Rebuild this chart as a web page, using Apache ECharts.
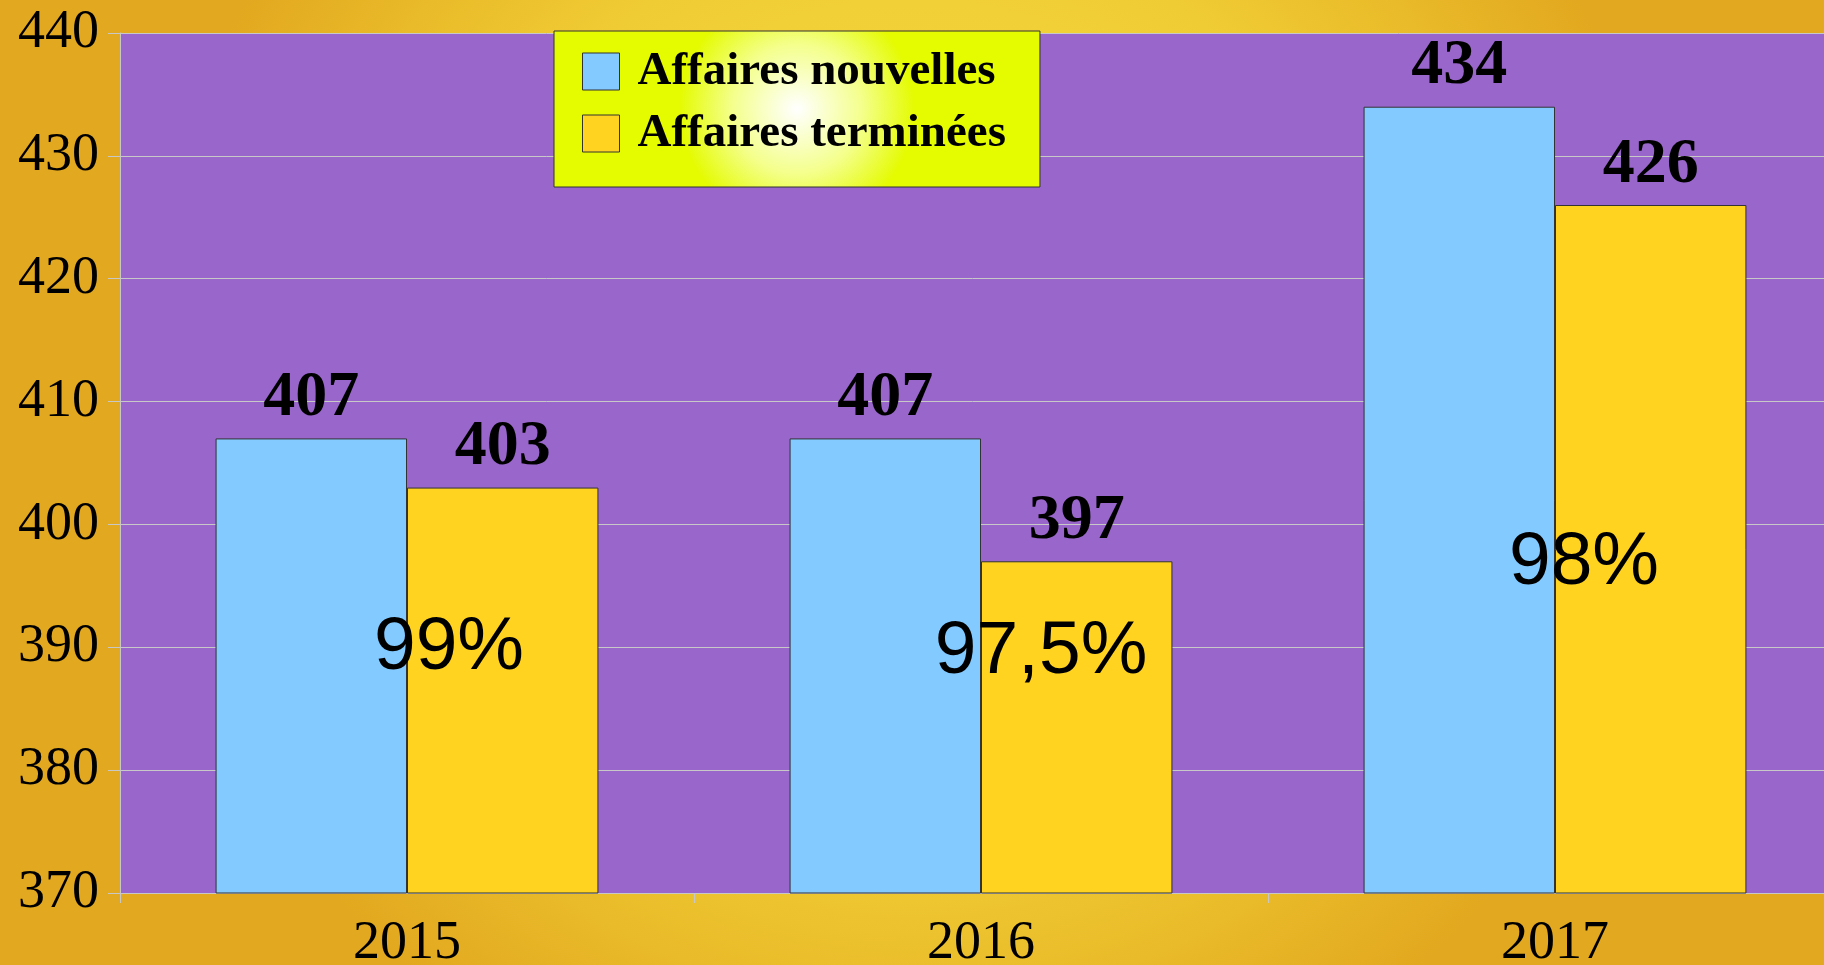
<!DOCTYPE html>
<html lang="fr">
<head>
    <meta charset="UTF-8">
    <title>Affaires</title>
    <style>
        html, body { margin: 0; padding: 0; overflow: hidden; }
        #chart { width: 1824px; height: 965px; }
    </style>
</head>
<body>
<div id="chart"></div>
<script src="https://cdn.jsdelivr.net/npm/echarts@6/dist/echarts.min.js"></script>
<script type="text/javascript">
    // donnees
    var years = ['2015', '2016', '2017'];
    var nouvelles = [407, 407, 434];
    var terminees = [403, 397, 426];
    var taux = ['99%', '97,5%', '98%'];
    var yTicks = [370, 380, 390, 400, 410, 420, 430, 440];

    var serif = '"Liberation Serif", "Times New Roman", serif';
    var sans = '"Liberation Sans", Arial, sans-serif';

    var chart = echarts.init(document.getElementById('chart'));

    var valueLabel = {
        show: true,
        position: 'top',
        distance: 8,
        color: '#000',
        fontFamily: serif,
        fontWeight: 'bold',
        fontSize: 64
    };

    // position des pourcentages (sur l'axe des valeurs)
    var tauxY = [389.9, 389.6, 396.8];
    var tauxDx = [42, 60, 29];

    var option = {
        backgroundColor: {
            type: 'radial', x: 0.5, y: 0.4, r: 0.8,
            colorStops: [
                {offset: 0, color: '#f6de42'},
                {offset: 0.6, color: '#f0cc34'},
                {offset: 1, color: '#e2a81f'}
            ]
        },
        animation: false,
        grid: {
            left: 120, right: -18, top: 33, bottom: 72,
            outerBoundsMode: 'none',
            containLabel: false,
            show: true,
            backgroundColor: '#9966cc',
            borderWidth: 0
        },
        legend: {
            data: ['Affaires nouvelles', 'Affaires terminées'],
            orient: 'vertical',
            left: 554, top: 31,
            padding: [17, 34, 30, 28],
            itemWidth: 37, itemHeight: 37, itemGap: 15,
            icon: 'rect',
            borderColor: '#333', borderWidth: 1,
            backgroundColor: {
                type: 'radial', x: 0.5, y: 0.5, r: 0.75,
                colorStops: [
                    {offset: 0, color: '#ffffff'},
                    {offset: 0.55, color: '#f4ff8c'},
                    {offset: 1, color: '#e4fb00'}
                ]
            },
            itemStyle: {borderColor: '#333', borderWidth: 1},
            textStyle: {
                color: '#000', fontFamily: serif, fontWeight: 'bold',
                fontSize: 47, lineHeight: 37, padding: [0, 0, 0, 13]
            }
        },
        xAxis: {
            type: 'category',
            data: years,
            axisLine: {show: true, lineStyle: {color: '#c8c8c8', width: 1}},
            axisTick: {show: true, length: 10, lineStyle: {color: '#c8c8c8'}},
            axisLabel: {color: '#000', fontFamily: serif, fontSize: 54, margin: 24}
        },
        yAxis: {
            type: 'value',
            min: yTicks[0], max: yTicks[yTicks.length - 1], interval: 10,
            axisLine: {show: true, lineStyle: {color: '#c8c8c8', width: 1}},
            axisTick: {show: true, length: 12, lineStyle: {color: '#c8c8c8'}},
            splitLine: {show: true, lineStyle: {color: '#c8c8c8', width: 1}},
            axisLabel: {color: '#000', fontFamily: serif, fontSize: 54, margin: 21}
        },
        series: [
            {
                name: 'Affaires nouvelles',
                type: 'bar',
                data: nouvelles,
                barGap: '0%',
                barCategoryGap: '33.3%',
                itemStyle: {color: '#82caff', borderColor: '#333', borderWidth: 1},
                label: valueLabel
            },
            {
                name: 'Affaires terminées',
                type: 'bar',
                data: terminees,
                itemStyle: {color: '#ffd320', borderColor: '#333', borderWidth: 1},
                label: valueLabel
            },
            {
                name: 'taux',
                type: 'scatter',
                symbolSize: 1,
                itemStyle: {color: 'rgba(0,0,0,0)', opacity: 1},
                silent: true,
                data: years.map(function (y, i) {
                    return {
                        value: [y, tauxY[i]],
                        label: {
                            show: true,
                            position: 'inside',
                            offset: [tauxDx[i], 0],
                            formatter: taux[i],
                            color: '#000',
                            opacity: 1,
                            textBorderWidth: 0,
                            fontFamily: sans,
                            fontSize: 75
                        }
                    };
                }),
                z: 10
            }
        ]
    };
    chart.setOption(option);
</script>
</body>
</html>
****************
DESCRIPTION OF THE TASK. Leaving out the pictures, repeat the data above exactly.

FINAL RESULT.
Rebuild this chart as a web page, using Apache ECharts.
<!DOCTYPE html>
<html lang="fr">
<head>
    <meta charset="UTF-8">
    <title>Affaires</title>
    <style>
        html, body { margin: 0; padding: 0; overflow: hidden; }
        #chart { width: 1824px; height: 965px; }
    </style>
</head>
<body>
<div id="chart"></div>
<script src="https://cdn.jsdelivr.net/npm/echarts@6/dist/echarts.min.js"></script>
<script type="text/javascript">
    // donnees
    var years = ['2015', '2016', '2017'];
    var nouvelles = [407, 407, 434];
    var terminees = [403, 397, 426];
    var taux = ['99%', '97,5%', '98%'];
    var yTicks = [370, 380, 390, 400, 410, 420, 430, 440];

    var serif = '"Liberation Serif", "Times New Roman", serif';
    var sans = '"Liberation Sans", Arial, sans-serif';

    var chart = echarts.init(document.getElementById('chart'));

    var valueLabel = {
        show: true,
        position: 'top',
        distance: 8,
        color: '#000',
        fontFamily: serif,
        fontWeight: 'bold',
        fontSize: 64
    };

    // position des pourcentages (sur l'axe des valeurs)
    var tauxY = [389.9, 389.6, 396.8];
    var tauxDx = [42, 60, 29];

    var option = {
        backgroundColor: {
            type: 'radial', x: 0.5, y: 0.4, r: 0.8,
            colorStops: [
                {offset: 0, color: '#f6de42'},
                {offset: 0.6, color: '#f0cc34'},
                {offset: 1, color: '#e2a81f'}
            ]
        },
        animation: false,
        grid: {
            left: 120, right: -18, top: 33, bottom: 72,
            outerBoundsMode: 'none',
            containLabel: false,
            show: true,
            backgroundColor: '#9966cc',
            borderWidth: 0
        },
        legend: {
            data: ['Affaires nouvelles', 'Affaires terminées'],
            orient: 'vertical',
            left: 554, top: 31,
            padding: [17, 34, 30, 28],
            itemWidth: 37, itemHeight: 37, itemGap: 15,
            icon: 'rect',
            borderColor: '#333', borderWidth: 1,
            backgroundColor: {
                type: 'radial', x: 0.5, y: 0.5, r: 0.75,
                colorStops: [
                    {offset: 0, color: '#ffffff'},
                    {offset: 0.55, color: '#f4ff8c'},
                    {offset: 1, color: '#e4fb00'}
                ]
            },
            itemStyle: {borderColor: '#333', borderWidth: 1},
            textStyle: {
                color: '#000', fontFamily: serif, fontWeight: 'bold',
                fontSize: 47, lineHeight: 37, padding: [0, 0, 0, 13]
            }
        },
        xAxis: {
            type: 'category',
            data: years,
            axisLine: {show: true, lineStyle: {color: '#c8c8c8', width: 1}},
            axisTick: {show: true, length: 10, lineStyle: {color: '#c8c8c8'}},
            axisLabel: {color: '#000', fontFamily: serif, fontSize: 54, margin: 24}
        },
        yAxis: {
            type: 'value',
            min: yTicks[0], max: yTicks[yTicks.length - 1], interval: 10,
            axisLine: {show: true, lineStyle: {color: '#c8c8c8', width: 1}},
            axisTick: {show: true, length: 12, lineStyle: {color: '#c8c8c8'}},
            splitLine: {show: true, lineStyle: {color: '#c8c8c8', width: 1}},
            axisLabel: {color: '#000', fontFamily: serif, fontSize: 54, margin: 21}
        },
        series: [
            {
                name: 'Affaires nouvelles',
                type: 'bar',
                data: nouvelles,
                barGap: '0%',
                barCategoryGap: '33.3%',
                itemStyle: {color: '#82caff', borderColor: '#333', borderWidth: 1},
                label: valueLabel
            },
            {
                name: 'Affaires terminées',
                type: 'bar',
                data: terminees,
                itemStyle: {color: '#ffd320', borderColor: '#333', borderWidth: 1},
                label: valueLabel
            },
            {
                name: 'taux',
                type: 'scatter',
                symbolSize: 1,
                itemStyle: {color: 'rgba(0,0,0,0)', opacity: 1},
                silent: true,
                data: years.map(function (y, i) {
                    return {
                        value: [y, tauxY[i]],
                        label: {
                            show: true,
                            position: 'inside',
                            offset: [tauxDx[i], 0],
                            formatter: taux[i],
                            color: '#000',
                            opacity: 1,
                            textBorderWidth: 0,
                            fontFamily: sans,
                            fontSize: 75
                        }
                    };
                }),
                z: 10
            }
        ]
    };
    chart.setOption(option);
</script>
</body>
</html>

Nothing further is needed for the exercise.